The playground has access to the whole standard library, so you can use things like http clients
and servers in it. You can also require
files that are provided by shards
you mention in
your shards.yml
file, so you can play with that code too.
You can find more examples and use cases in the About section at the top right corner. You can also adjust a couple of settings, like whether to automatically compile code or not, and easily share it as a gist.
When you execute crystal play
an http server is started. When you use the playground,
it connects to that http server via a websocket, and code you type is sent through it.
You can see what the server does with your code if you start the playground with crystal play --verbose
.
For example, if you type this code:
The console will show this output:
I, [2016-03-21 14:55:17 -0300 #2379] INFO -- : /client WebSocket connected as session=1 I, [2016-03-21 14:55:17 -0300 #2379] INFO -- : Request to run code (session=1, tag=1). a = 1 b = a + 2 I, [2016-03-21 14:55:17 -0300 #2379] INFO -- : Code instrumentation (session=1, tag=1). a = $p.i(1, 1) b = $p.i(a + 2, 2) I, [2016-03-21 14:55:17 -0300 #2379] INFO -- : Instrumented code compilation started ... I, [2016-03-21 14:55:18 -0300 #2379] INFO -- : Code execution started (session=1, tag=1, ... I, [2016-03-21 14:55:18 -0300 #2379] INFO -- : /agent/1/1 WebSocket connected (session=1, ... I, [2016-03-21 14:55:18 -0300 #2379] INFO -- : Code execution ended (session=1, tag=1, ...

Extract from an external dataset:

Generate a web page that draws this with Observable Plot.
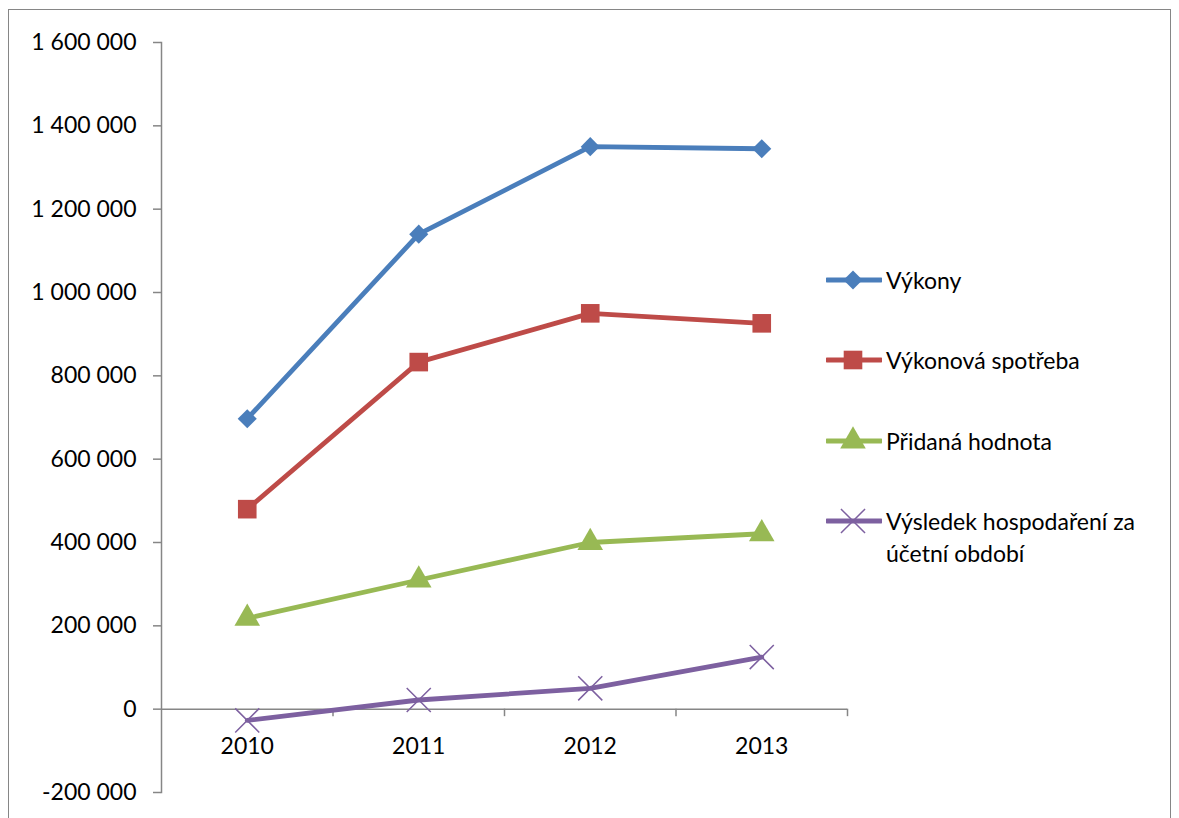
<!DOCTYPE html>
<html>
<head>
<meta charset="utf-8">
<script src="https://cdn.jsdelivr.net/npm/d3@7"></script>
<script src="https://cdn.jsdelivr.net/npm/@observablehq/plot@0.6"></script>
<style>
  html, body { margin: 0; padding: 0; background: #fff; overflow: hidden; }
  #wrap { position: relative; width: 1179px; height: 818px; font-family: Lato, "Open Sans", sans-serif; }
  #border { position: absolute; left: 8px; top: 9px; width: 1163px; height: 830px; border: 1.5px solid #868686; box-sizing: border-box; }
  #chart { position: absolute; left: 0; top: 0; }
  #legend { position: absolute; left: 826px; top: 0; font-size: 23px; color: #000; }
  .item { position: absolute; left: 0; display: flex; align-items: flex-start; white-space: nowrap; }
  .item svg { flex: none; }
  .item span { margin-left: 4px; line-height: 32px; }
</style>
</head>
<body>
<div id="wrap">
  <div id="border"></div>
  <div id="chart"></div>
  <div id="legend"></div>
</div>
<script>
const years = [2010, 2011, 2012, 2013];
const seriesNames = ["Výkony", "Výkonová spotřeba", "Přidaná hodnota", "Výsledek hospodaření za účetní období"];
const vykony = [697000, 1140000, 1350000, 1345000];
const spotreba = [480000, 833000, 950000, 926000];
const pridana = [218000, 310000, 400000, 421000];
const vysledek = [-27000, 22000, 50000, 125000];
const colors = ["#4A7EBB", "#BE4B48", "#98B954", "#7D60A0"];
const symbols = ["diamond2", "square", "triangle", "times"];
const yTicks = [-200000, 0, 200000, 400000, 600000, 800000, 1000000, 1200000, 1400000, 1600000];
const xBoundaries = [2010.5, 2011.5, 2012.5, 2013.5];

const allSeries = [vykony, spotreba, pridana, vysledek];
const data = [];
allSeries.forEach((vals, s) => vals.forEach((v, i) => data.push({series: seriesNames[s], year: years[i], value: v, idx: s})));

const fmt = d => d3.format(",")(d).replace(/,/g, " ").replace("−", "-");
const gray = "#868686";
const tickDepth = -18000;

const marks = [
  Plot.frame({anchor: "left", stroke: gray, strokeWidth: 1.5}),
  Plot.axisY({ticks: yTicks, tickFormat: fmt, tickSize: 8, tickPadding: 17, stroke: gray, strokeWidth: 1.5, fill: "#000", label: null}),
  Plot.ruleY([0], {stroke: gray, strokeWidth: 1.5}),
  Plot.ruleX(xBoundaries, {x: d => d, y1: 0, y2: tickDepth, stroke: gray, strokeWidth: 1.5}),
  Plot.text(years, {x: d => d, y: 0, dy: 37, text: d => String(d), fill: "#000"})
];
allSeries.forEach((vals, s) => {
  const sd = data.filter(d => d.idx === s);
  marks.push(Plot.line(sd, {x: "year", y: "value", stroke: colors[s], strokeWidth: 4.8}));
});
allSeries.forEach((vals, s) => {
  const sd = data.filter(d => d.idx === s);
  const r = [8.6, 10.5, 9.5, 11][s];
  if (symbols[s] === "times") {
    marks.push(Plot.dot(sd, {x: "year", y: "value", symbol: "times", r, stroke: colors[s], strokeWidth: 1.5}));
  } else {
    marks.push(Plot.dot(sd, {x: "year", y: "value", symbol: symbols[s], r, fill: colors[s], stroke: "none"}));
  }
});

const plot = Plot.plot({
  width: 1179,
  height: 818,
  marginLeft: 161,
  marginRight: 332,
  marginTop: 42,
  marginBottom: 26,
  style: {fontFamily: "Lato, 'Open Sans', sans-serif", fontSize: "23px", background: "transparent", color: "#000"},
  x: {type: "linear", domain: [2009.5, 2013.5], axis: null},
  y: {domain: [-200000, 1600000], axis: null},
  marks
});
document.getElementById("chart").appendChild(plot);

// Legend
const legend = document.getElementById("legend");
const tops = [264, 344, 425, 505];
const labelLines = [["Výkony"], ["Výkonová spotřeba"], ["Přidaná hodnota"], ["Výsledek hospodaření za", "účetní období"]];
seriesNames.forEach((name, s) => {
  const item = document.createElement("div");
  item.className = "item";
  item.style.top = tops[s] + "px";
  const sw = d3.create("svg").attr("width", 56).attr("height", 32);
  sw.append("line").attr("x1", 1).attr("x2", 55).attr("y1", 16).attr("y2", 16)
    .attr("stroke", colors[s]).attr("stroke-width", 4.8).attr("stroke-linecap", "round");
  const sym = {diamond2: d3.symbolDiamond2, square: d3.symbolSquare, triangle: d3.symbolTriangle, times: d3.symbolTimes}[symbols[s]];
  const r = [8.6, 10.5, 9.5, 11][s];
  const p = sw.append("path").attr("transform", "translate(27,16)").attr("d", d3.symbol(sym, Math.PI * r * r)());
  if (symbols[s] === "times") p.attr("fill", "none").attr("stroke", colors[s]).attr("stroke-width", 1.5);
  else p.attr("fill", colors[s]);
  item.appendChild(sw.node());
  const span = document.createElement("span");
  span.innerHTML = labelLines[s].join("<br>");
  item.appendChild(span);
  legend.appendChild(item);
});
</script>
</body>
</html>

Some lines in your code are transformed to doing $p.i(...)
. $p
is initialized
to a class that will send that data over the websocket, together with line number
information, and will finally appear on the right pane.
Thanks to the fact the the compiler is written in Crystal and it provides APIs to transform AST nodes, and the standard library provides http server and websockets implementation, the resulting playground implementation is about 600 lines of Crystal code. The other half is made with javascript and HTML.